Because Dads have a high pain tolerance for boring text. This is probably a boring investing newsletter, yet here we are.
Because there might be a faint, tiny, sliver of a nugget of wisdom in here that could improve our ability to generate wealth for our respective families. So we read.
Okay, that’s a good point, what else?
3. The one time that pretty Starbucks Barista said that nice thing to you and you didn’t proceed to blow up your life.
You walked away with a skip in your step thinking, “hey, the old man’s still got it!” Conveniently ignoring that she works for tips.
She’s the equivalent of that alluring copper mine investment your buddy keeps telling you about. It’s the siren song of quick riches tempting you to risk it all.
The Dad / investor solution:
Stay the course. Stick with diversified investments that generate a lot of cash flow. Not that this was even remotely an option, but Dads don’t get to run off to Mexico with Coffee Lady. Nor can we bet the farm on long-shots.
However, apparently we CAN mix metaphors - sorry, I’d edit more, but it’s Sunday and Dad’s got a hot date with Home Depot.
“Ummm, #3 was a stretch, but we’ll allow it. What else?”
4. Your family spends money like it’s burning a hole in their pocket.
Sports clubs, private school, summer camps, health insurance, home renovations, the extra winter vacation (where the heck was “Ski Week” when we were kids?), etc. etc.
Nobody is going to shed a tear for high-class problems. But no matter what wealth category you’re in, the level of spending (and price increases) is crazy and will not stop.
Sound familiar?
Even if you’re not a Dad, you feel this. This is our government.
Therefore, you have to factor insane fiscal spending and expense inflation into your investment decisions. You’ve achieved a lot. But these days staying still is going backwards. You have to compound capital.
You need to own quality assets that have pricing power to outpace inflation.
The Dad / investor solution:
Dad occasionally puts his foot down on some nutty expense, “NO, for the love of God you cannot have a third Virgin Pina Colada!”
Then you mutter something under your breath about how your childhood “luxury” vacation involved an RV, a tent and a sack lunch…

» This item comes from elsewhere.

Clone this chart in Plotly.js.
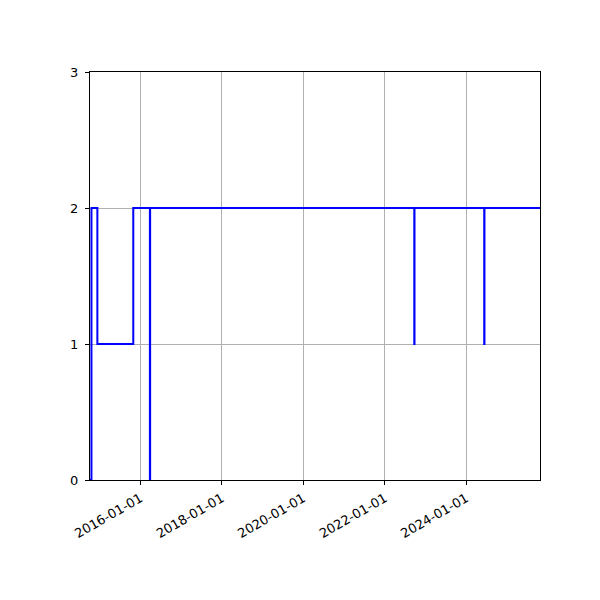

AND THEN, you go make more money.
You get a promotion, you expand your business and/or you make new investments that bring in monthly income not tied to your effort.
Because at the end of the day, Dad gets it: nobody cares if the goal line keeps moving, just do your job.
5. Dads take calculated risks
When there’s a scary sound coming from the garage who grabs the bat and answers the call?
When it smells like something died in the attic, who investigates?
When a giant spider darts under the bed, who grabs the flashlight and an old shoe?
Well it’s not mom. It’s Big Poppa.
Is this sexiest? Yep, this definitely sounds sexiest. Sincere apologies to our one female reader. I get this isn’t written in stone and obviously women are capable of handling these things. They’re probably too smart to deal with this nonsense.
Regardless, all I know is, just like scooping up rotting dead animals, investing is not for the faint of heart.
The Dad / investor solution:
You take calculated risks. Dad doesn’t get to put his head in the sand. It’s uncomfortable making new investments that may or may not work out. But as my Texas investor friend says, “You have to risk it to get the biscuit!”
“100%, great we’re back on track, now let’s land this plane. To your point, I also have a lot of Dad stuff to do.”
6. Dad pays up for quality
Dads will cheap out on plenty of things (ex: haircuts), but they don’t cheap out on things like tools, suits and golf clubs.
If it’s important - and we expect to use it often - we’ll pony up.
The Dad / investor solution:
Dads pay for quality items and quality investments. Because quality endures and outperforms when the market inevitably turns.
Now, not every Dad is a great investor. We can’t do it all and some Dads aren’t as interested, so they outsource.
But somewhere in every great investor lies a devoted and patient Dad.